• _WRITTEN INSTRUCTION_
Only lines holding the word "this" should be copied from the material.

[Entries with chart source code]
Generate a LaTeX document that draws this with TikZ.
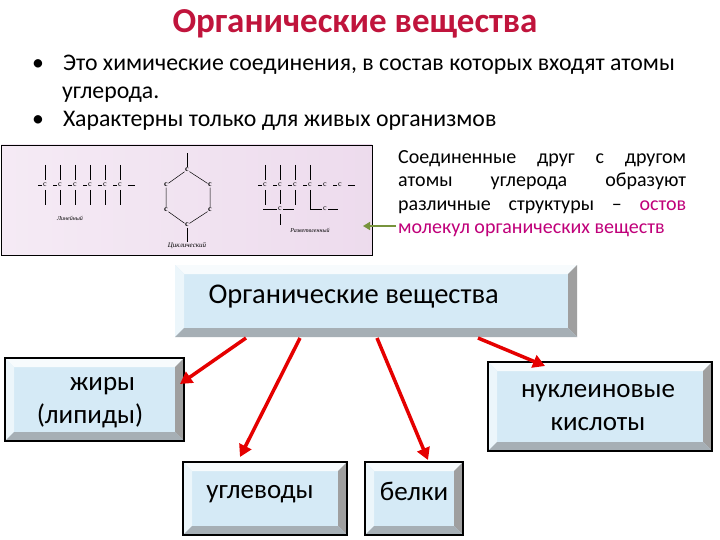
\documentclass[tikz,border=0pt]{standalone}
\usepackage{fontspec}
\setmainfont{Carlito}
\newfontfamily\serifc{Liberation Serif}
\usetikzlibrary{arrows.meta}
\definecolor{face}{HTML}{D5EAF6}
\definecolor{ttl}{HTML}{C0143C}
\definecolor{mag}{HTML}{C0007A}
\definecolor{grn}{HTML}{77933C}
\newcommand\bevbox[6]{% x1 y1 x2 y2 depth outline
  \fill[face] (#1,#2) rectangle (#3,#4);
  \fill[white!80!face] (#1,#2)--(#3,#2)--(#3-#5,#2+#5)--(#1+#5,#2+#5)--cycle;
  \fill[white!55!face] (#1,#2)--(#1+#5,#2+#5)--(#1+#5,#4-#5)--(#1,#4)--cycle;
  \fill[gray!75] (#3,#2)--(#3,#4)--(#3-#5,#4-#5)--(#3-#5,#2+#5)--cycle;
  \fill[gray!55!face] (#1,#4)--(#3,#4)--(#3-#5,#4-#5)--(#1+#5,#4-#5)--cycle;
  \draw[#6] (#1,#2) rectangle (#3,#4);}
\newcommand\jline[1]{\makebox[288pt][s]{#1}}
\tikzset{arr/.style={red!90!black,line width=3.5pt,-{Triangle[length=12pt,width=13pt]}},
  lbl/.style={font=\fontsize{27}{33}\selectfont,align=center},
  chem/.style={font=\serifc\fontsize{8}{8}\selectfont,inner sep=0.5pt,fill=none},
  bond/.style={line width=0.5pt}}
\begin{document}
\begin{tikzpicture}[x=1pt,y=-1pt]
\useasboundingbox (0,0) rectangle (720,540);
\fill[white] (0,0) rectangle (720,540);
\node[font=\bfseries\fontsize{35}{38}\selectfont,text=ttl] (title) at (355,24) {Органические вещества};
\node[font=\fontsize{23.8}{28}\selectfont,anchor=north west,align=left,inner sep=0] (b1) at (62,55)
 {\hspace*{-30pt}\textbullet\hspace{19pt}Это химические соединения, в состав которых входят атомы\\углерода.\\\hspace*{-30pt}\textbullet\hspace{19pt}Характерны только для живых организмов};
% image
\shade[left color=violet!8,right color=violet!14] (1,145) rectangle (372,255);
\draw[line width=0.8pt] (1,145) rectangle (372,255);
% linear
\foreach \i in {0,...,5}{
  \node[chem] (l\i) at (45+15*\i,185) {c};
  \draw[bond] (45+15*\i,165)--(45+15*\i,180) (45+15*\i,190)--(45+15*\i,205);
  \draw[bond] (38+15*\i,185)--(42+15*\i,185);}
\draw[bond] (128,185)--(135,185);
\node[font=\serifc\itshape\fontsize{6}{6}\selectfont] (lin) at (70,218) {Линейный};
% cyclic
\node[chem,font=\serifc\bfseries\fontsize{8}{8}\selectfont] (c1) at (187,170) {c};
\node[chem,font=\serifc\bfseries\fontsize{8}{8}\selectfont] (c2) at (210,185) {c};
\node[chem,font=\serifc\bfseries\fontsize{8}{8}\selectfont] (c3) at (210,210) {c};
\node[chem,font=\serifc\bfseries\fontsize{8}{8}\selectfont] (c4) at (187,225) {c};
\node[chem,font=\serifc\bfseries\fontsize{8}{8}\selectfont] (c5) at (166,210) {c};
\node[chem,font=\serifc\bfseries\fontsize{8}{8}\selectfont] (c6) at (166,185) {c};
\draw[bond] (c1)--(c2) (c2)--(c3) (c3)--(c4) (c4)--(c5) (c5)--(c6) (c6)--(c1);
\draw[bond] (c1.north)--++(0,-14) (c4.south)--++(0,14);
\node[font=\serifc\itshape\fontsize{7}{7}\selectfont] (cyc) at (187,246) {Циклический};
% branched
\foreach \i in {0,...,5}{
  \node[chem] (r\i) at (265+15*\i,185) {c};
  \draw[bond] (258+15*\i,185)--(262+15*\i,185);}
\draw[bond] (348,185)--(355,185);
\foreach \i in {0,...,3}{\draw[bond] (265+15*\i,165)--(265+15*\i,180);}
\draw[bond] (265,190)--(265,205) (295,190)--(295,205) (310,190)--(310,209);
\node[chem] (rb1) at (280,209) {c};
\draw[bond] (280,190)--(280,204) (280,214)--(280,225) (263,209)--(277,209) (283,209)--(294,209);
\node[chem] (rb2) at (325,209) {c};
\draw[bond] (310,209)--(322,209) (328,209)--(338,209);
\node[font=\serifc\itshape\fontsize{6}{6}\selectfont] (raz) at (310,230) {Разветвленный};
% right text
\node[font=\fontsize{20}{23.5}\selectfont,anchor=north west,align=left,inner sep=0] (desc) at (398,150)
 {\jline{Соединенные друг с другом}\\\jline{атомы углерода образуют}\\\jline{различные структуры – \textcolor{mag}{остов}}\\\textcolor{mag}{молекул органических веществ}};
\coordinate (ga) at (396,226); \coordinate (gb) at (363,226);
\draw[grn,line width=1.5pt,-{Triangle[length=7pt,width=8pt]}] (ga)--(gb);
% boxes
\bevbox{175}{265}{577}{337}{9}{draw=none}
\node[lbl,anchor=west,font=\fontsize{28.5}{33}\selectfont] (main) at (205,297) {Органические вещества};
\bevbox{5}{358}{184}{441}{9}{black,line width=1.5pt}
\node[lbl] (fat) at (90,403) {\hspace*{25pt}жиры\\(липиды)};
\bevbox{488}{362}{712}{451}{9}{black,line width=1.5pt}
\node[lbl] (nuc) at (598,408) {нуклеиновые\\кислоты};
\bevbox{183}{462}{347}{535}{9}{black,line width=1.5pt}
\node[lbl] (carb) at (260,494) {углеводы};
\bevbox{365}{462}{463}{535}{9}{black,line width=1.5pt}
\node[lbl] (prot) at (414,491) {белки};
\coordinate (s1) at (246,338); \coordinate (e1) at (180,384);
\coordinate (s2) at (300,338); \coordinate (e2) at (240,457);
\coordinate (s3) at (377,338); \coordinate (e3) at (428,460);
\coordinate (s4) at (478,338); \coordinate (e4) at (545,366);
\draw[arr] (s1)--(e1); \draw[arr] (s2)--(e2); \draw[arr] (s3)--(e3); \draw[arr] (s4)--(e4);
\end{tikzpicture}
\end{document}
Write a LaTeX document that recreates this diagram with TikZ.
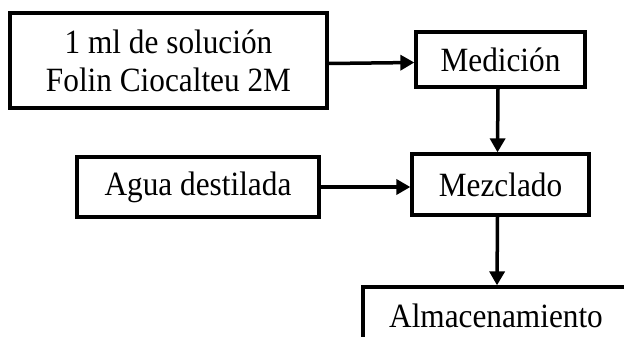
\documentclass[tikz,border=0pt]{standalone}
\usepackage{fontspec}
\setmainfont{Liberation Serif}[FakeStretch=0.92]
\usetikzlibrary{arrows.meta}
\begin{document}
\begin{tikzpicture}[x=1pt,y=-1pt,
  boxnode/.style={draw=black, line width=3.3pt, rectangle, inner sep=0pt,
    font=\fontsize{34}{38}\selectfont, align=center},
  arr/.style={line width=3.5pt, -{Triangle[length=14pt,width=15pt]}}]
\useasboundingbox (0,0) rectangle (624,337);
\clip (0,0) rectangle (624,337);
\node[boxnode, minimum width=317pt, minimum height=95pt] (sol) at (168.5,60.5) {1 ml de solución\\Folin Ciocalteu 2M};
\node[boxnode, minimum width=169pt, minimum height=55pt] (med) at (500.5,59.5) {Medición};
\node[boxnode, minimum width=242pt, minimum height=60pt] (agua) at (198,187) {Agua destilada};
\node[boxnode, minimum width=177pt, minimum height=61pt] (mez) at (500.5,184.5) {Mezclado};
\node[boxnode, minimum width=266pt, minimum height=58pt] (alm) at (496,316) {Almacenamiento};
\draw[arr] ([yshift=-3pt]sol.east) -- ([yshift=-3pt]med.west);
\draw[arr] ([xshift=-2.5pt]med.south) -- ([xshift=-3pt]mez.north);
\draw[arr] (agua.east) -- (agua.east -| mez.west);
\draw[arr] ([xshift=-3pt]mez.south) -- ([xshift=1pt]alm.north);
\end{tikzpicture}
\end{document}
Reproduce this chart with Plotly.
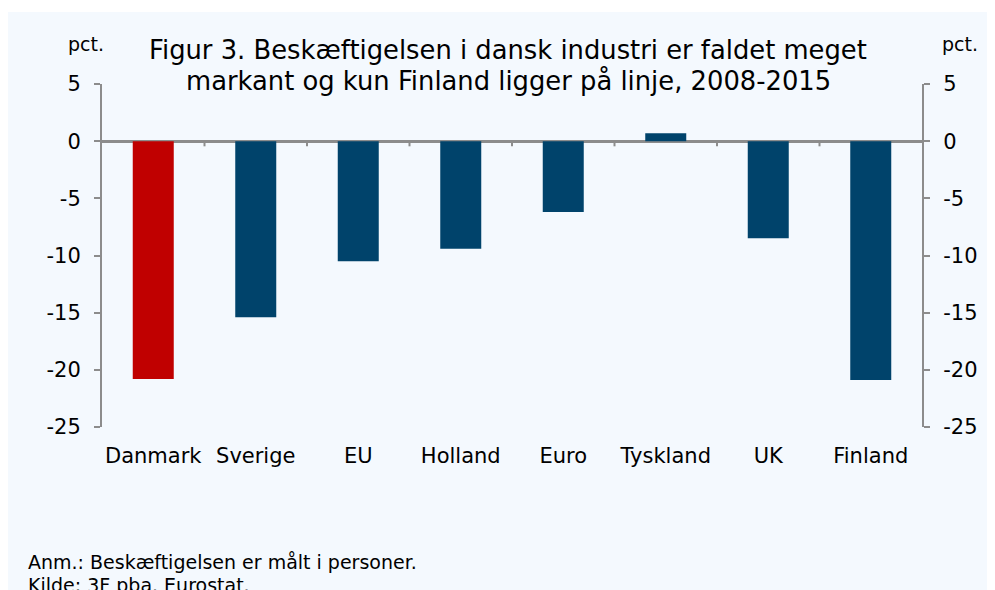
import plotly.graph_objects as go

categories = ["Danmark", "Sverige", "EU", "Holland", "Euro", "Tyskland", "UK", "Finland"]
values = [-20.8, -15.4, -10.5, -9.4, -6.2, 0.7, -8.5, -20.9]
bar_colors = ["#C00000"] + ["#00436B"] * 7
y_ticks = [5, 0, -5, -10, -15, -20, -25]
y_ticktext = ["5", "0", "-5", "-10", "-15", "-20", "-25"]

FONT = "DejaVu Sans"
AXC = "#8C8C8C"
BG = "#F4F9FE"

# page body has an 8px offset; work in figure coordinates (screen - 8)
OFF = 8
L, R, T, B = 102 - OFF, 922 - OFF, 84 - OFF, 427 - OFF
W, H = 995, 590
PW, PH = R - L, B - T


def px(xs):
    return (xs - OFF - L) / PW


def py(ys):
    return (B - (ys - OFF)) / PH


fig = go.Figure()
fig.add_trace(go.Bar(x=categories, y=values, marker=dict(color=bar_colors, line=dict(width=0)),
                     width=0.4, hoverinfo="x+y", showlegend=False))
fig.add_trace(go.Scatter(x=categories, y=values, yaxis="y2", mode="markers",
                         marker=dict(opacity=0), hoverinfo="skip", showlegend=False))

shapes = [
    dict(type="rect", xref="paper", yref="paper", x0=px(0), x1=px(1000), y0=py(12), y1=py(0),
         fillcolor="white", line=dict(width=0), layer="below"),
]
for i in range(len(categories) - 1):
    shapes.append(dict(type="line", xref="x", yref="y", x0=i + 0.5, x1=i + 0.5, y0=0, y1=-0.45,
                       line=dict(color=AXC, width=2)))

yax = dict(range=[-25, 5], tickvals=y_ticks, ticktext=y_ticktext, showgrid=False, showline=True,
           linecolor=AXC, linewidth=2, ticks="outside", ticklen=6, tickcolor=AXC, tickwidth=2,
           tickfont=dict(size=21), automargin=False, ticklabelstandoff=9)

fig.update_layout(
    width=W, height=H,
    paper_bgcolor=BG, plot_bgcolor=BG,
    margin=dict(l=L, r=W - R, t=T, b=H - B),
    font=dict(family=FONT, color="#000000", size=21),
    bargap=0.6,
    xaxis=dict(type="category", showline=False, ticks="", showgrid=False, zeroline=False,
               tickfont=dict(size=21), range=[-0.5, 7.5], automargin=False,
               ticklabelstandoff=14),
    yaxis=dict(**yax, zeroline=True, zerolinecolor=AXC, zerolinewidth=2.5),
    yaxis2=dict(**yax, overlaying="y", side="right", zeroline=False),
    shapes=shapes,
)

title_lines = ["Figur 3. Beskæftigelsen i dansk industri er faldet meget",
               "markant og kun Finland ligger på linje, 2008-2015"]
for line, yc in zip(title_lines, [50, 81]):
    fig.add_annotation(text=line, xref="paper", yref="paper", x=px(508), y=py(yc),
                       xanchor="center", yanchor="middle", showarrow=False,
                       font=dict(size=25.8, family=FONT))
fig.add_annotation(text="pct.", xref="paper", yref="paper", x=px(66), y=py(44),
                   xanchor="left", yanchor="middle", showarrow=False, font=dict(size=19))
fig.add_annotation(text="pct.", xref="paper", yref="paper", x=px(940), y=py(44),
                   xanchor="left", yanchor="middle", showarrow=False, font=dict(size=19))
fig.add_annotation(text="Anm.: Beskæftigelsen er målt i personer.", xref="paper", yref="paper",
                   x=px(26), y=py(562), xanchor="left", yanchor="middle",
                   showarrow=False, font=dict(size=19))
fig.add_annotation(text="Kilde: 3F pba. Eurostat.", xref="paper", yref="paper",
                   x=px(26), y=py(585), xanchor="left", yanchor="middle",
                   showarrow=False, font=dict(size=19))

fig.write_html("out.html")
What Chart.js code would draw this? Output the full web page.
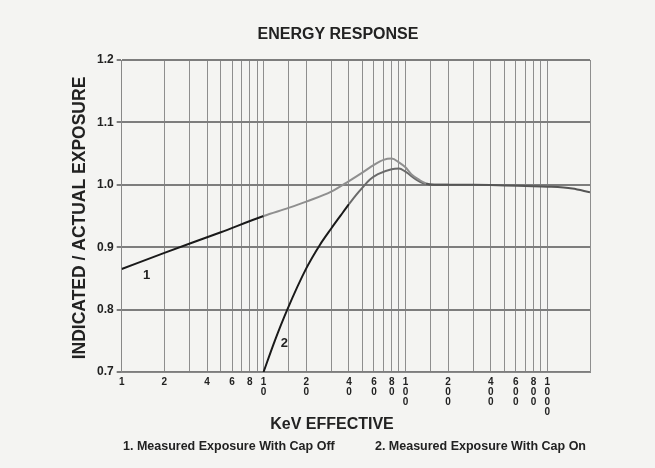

• _REPLY_
Generate a LaTeX document that draws this with TikZ.
Write a LaTeX document that recreates this diagram with TikZ.
Reproduce this chart with Plotly.
What Chart.js code would draw this? Output the full web page.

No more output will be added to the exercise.